At the General Debate rostrum, world leaders and high-level national representatives shared at the world stage various concerns, problems, threats and challenges, but refused to try Plan B for solutions, which they believe is an abyss.
Today's world is faced with unprecedented threats and challenges, ranging from climate emergency, large-scale conflicts and wars, poverty, religious conflicts, food and water security, lack of education, and safety and security issues, to lack of opportunities and unemployment, inequality, terrorism and extremism. No country or region can tackle these problems alone. Unilateral action including unilateral sanctions could result in grave consequences.
"Working together is always useful," Malaysian Prime Minister Mahathir Mohamad, 94, said Friday.
"When sanction is applied to a country, other countries get sanctioned as well. Malaysia and many others lost a big market when sanction is applied on Iran," he said.
Multilateralism is the cornerstone of the post-World War II international order, and the United Nations is the largest international multilateral arena.

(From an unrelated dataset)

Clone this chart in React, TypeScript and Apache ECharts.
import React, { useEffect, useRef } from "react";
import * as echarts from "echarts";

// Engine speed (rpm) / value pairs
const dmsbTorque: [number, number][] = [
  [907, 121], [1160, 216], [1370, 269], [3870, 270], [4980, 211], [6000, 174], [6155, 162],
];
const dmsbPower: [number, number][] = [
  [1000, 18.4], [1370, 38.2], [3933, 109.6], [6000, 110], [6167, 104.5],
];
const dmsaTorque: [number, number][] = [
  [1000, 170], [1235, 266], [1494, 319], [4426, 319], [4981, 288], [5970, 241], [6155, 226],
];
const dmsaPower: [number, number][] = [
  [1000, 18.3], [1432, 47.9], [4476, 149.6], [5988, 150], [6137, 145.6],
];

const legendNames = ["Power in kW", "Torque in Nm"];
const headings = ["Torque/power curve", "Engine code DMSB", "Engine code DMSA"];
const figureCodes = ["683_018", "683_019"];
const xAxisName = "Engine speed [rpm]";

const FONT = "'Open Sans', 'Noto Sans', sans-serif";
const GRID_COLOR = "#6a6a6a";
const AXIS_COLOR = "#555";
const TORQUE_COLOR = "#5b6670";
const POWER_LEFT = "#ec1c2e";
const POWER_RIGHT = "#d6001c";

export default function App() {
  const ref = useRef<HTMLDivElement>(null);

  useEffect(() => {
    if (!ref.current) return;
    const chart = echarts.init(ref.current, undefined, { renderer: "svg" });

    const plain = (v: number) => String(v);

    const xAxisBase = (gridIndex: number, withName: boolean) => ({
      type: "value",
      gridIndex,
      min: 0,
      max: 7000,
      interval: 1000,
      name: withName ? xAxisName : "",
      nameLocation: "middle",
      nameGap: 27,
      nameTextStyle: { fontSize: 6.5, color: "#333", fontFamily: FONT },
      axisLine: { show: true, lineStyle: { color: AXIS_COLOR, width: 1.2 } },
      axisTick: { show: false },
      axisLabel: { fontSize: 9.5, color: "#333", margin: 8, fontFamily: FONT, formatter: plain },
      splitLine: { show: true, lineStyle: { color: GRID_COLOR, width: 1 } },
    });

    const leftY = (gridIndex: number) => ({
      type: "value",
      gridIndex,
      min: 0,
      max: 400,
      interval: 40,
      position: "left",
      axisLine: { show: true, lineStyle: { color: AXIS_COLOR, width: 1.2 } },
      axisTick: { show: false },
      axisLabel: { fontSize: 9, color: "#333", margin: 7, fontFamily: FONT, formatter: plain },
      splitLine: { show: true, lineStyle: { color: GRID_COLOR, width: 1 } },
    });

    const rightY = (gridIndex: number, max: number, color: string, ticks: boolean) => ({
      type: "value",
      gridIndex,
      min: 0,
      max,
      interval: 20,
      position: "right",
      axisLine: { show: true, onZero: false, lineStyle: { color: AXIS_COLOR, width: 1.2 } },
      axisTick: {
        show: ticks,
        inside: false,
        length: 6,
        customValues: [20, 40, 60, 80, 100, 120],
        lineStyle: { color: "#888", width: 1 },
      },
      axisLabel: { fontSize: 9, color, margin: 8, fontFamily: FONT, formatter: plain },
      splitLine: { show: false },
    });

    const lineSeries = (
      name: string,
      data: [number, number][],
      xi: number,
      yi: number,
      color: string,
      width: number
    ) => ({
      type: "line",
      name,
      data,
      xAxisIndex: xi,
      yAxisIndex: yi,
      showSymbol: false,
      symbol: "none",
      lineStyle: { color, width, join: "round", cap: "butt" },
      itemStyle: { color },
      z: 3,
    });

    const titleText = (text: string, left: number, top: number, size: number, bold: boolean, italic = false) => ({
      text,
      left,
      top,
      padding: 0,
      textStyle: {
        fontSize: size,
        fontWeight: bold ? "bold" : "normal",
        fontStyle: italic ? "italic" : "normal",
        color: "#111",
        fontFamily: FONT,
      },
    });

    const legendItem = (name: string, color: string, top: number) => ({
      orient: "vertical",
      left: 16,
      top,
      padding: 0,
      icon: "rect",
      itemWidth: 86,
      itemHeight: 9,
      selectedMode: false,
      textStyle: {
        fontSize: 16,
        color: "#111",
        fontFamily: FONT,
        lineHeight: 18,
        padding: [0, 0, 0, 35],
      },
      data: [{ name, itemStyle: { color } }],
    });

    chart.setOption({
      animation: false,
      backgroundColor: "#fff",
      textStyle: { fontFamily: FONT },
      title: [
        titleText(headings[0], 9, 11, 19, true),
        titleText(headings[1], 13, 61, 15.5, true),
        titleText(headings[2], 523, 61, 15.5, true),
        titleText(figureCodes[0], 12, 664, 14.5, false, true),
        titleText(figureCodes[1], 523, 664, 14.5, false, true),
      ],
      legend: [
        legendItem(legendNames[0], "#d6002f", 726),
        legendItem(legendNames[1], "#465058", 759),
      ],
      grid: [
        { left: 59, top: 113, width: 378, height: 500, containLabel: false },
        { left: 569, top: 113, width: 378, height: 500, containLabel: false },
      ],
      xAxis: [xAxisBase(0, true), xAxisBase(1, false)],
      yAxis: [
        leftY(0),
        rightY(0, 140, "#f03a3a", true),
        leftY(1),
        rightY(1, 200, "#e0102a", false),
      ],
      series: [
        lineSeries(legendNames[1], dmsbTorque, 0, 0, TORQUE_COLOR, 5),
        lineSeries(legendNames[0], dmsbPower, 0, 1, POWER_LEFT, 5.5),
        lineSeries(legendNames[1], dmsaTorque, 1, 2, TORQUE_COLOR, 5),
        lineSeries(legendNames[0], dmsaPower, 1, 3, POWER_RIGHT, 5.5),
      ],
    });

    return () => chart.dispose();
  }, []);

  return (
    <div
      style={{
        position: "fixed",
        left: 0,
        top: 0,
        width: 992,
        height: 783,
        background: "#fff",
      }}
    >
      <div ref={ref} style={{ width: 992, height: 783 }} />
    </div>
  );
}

UN Secretary-General Antonio Guterres and president of the UNGA 74 Tijjani Muhammad-Bande have urged the international community to actively defend multilateralism and join forces to cope with the difficulties and challenges faced by mankind.
The Sustainable Development Goals Summit is the result of multilateralism, and promoting multilateralism is the only choice for mankind to meet the complex global challenges, said Muhammad-Bande at the opening of the summit.
Many world leaders have also expressed their strong political will and determination to uphold multilateralism in their speeches at the General Debate.
"The world faces enormous and diverse cross-border challenges between peoples and states and that imposes on us multilateral action, especially when it comes to risks threatening international peace and security, environmental issues, sustainable development, asylum and immigration," said Qatari Emir Sheikh Tamim bin Hamad Al Thani.
Multilateralism is profoundly democratic and inclusive. With a globalized interdependent world, it is naive to think countries can solve problems in isolation without the support of the international community. Any supposed clash between sovereignty and multilateralism is a false dilemma. All countries benefit, to varying degrees, from multilateralism.
U.S. President Donald Trump has used his address to the UN general assembly to deliver a nationalist manifesto, denouncing "globalism," saying, "The future does not belong to the globalists. The future belongs to patriots."
Trump has defended nationalism and individual sovereignty, criticized globalization and warned against compromises in multilateralism, including trumpeting U.S. military supremacy, Politico reported Sunday.
Taking clear aim at Trump's address, French President Emmanuel Macron shot back, saying, "I don't believe the crisis we're experiencing can be solved through isolationism."
China stands firmly on the side of multilateralism, which represents the future while unilateralism is unsustainable, Chinese State Councilor and Foreign Minister Wang Yi said in his talks with Guterres on the sidelines of UNGA 74 on Thursday.
He said on Friday that China stands ready to work with other parties to fulfill its due responsibilities as a major country for upholding global peace and justice.
The world today is not a peaceful place, as unilateralism and protectionism are posing major threats to the international order, Wang said in his speech at the General Debate.
At a time when the future of the world is at stake, China has never been and will never be an onlooker, he noted.